First up from the God Machine this week is a closer look at a step the U.S. Supreme Court took this week that seemed wholly at odds with bedrock principles of religious liberty.
At issue was Alabama’s plan to execute a man, Domineque Ray, for the robbery, rape, and murder of a 15-year-old girl, Tiffany Harville, in 1995. His guilt was not in doubt. She wasn’t even his first victim. Rather, what mattered in this case was the method in which the state planned to kill him.
Alabama said it would permit a Christian minister — an employee of the state prison system — to be in the execution chamber with Ray at the time of his death, but Ray was a Muslim and requested an imam.
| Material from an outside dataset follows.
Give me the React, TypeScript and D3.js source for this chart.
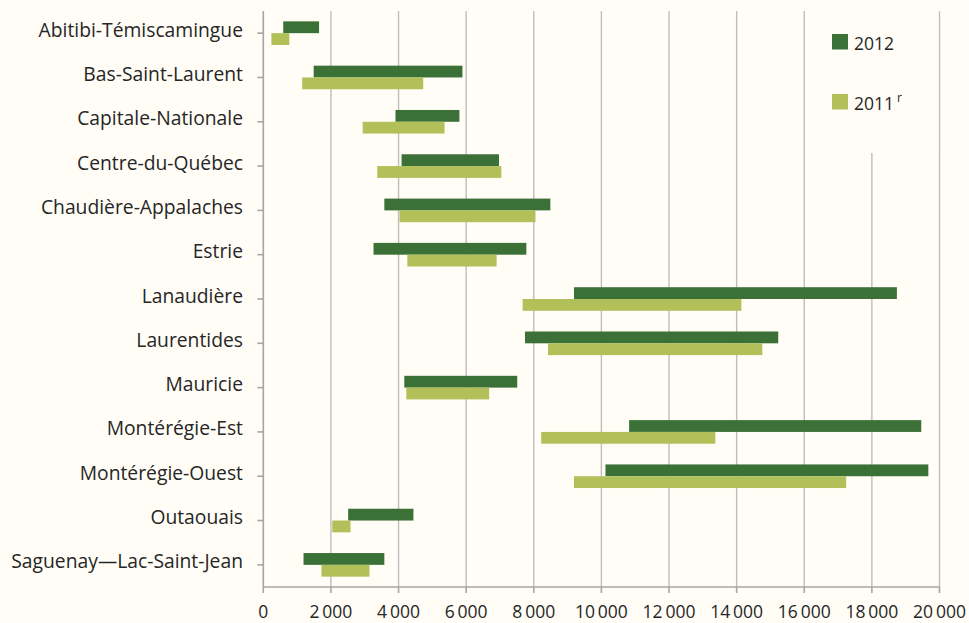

Officials balked and a court fight ensued.
The 11th Circuit Court of Appeals sided with the plaintiff, citing the First Amendment, and issued a stay. If Christian inmates can have a Christian minister with them during their executions, a unanimous appellate court panel concluded, then inmates of minority faiths deserve equal treatment.
This week, the U.S. Supreme Court, on a 5-4 vote, rejected the appellate court’s reasoning. As the New York Times reported, the court’s majority said little in defense of its decision, though Justice Elena Kagan, writing for the dissenters, made a striking case that the majority was “profoundly wrong.”
Under Alabama’s policy, she wrote, “a Christian prisoner may have a minister of his own faith accompany him into the execution chamber to say his last rites…. But if an inmate practices a different religion — whether Islam, Judaism or any other — he may not die with a minister of his own faith by his side,” Justice Kagan wrote.
“That treatment goes against the Establishment Clause’s core principle of denominational neutrality,” she added, referring to the clause of the First Amendment that bars the government from favoring one religious denomination over another. […]
“Ray has put forward a powerful claim that his religious rights will be violated at the moment the state puts him to death,” she wrote. “The 11th Circuit wanted to hear that claim in full. Instead, this court short-circuits that ordinary process — and itself rejects the claim with little briefing and no argument — just so the state can meet its preferred execution date.”
And that’s ultimately what makes this dispute so notable. It’s not about feeling sympathy for a man convicted of heinous crimes; it’s about the underlying legal principle that in the United States, people of every faith tradition — and those who’ve chosen not to follow a spiritual path at all — will be treated equally under the law.
On matters of religious liberty, the government must remain neutral and not play favorites, and yet, Alabama is the nation’s only state with an official policy of having a Christian minister — and only a Christian minister — in the execution chamber.
The five conservatives on the U.S. Supreme Court didn’t seem to care.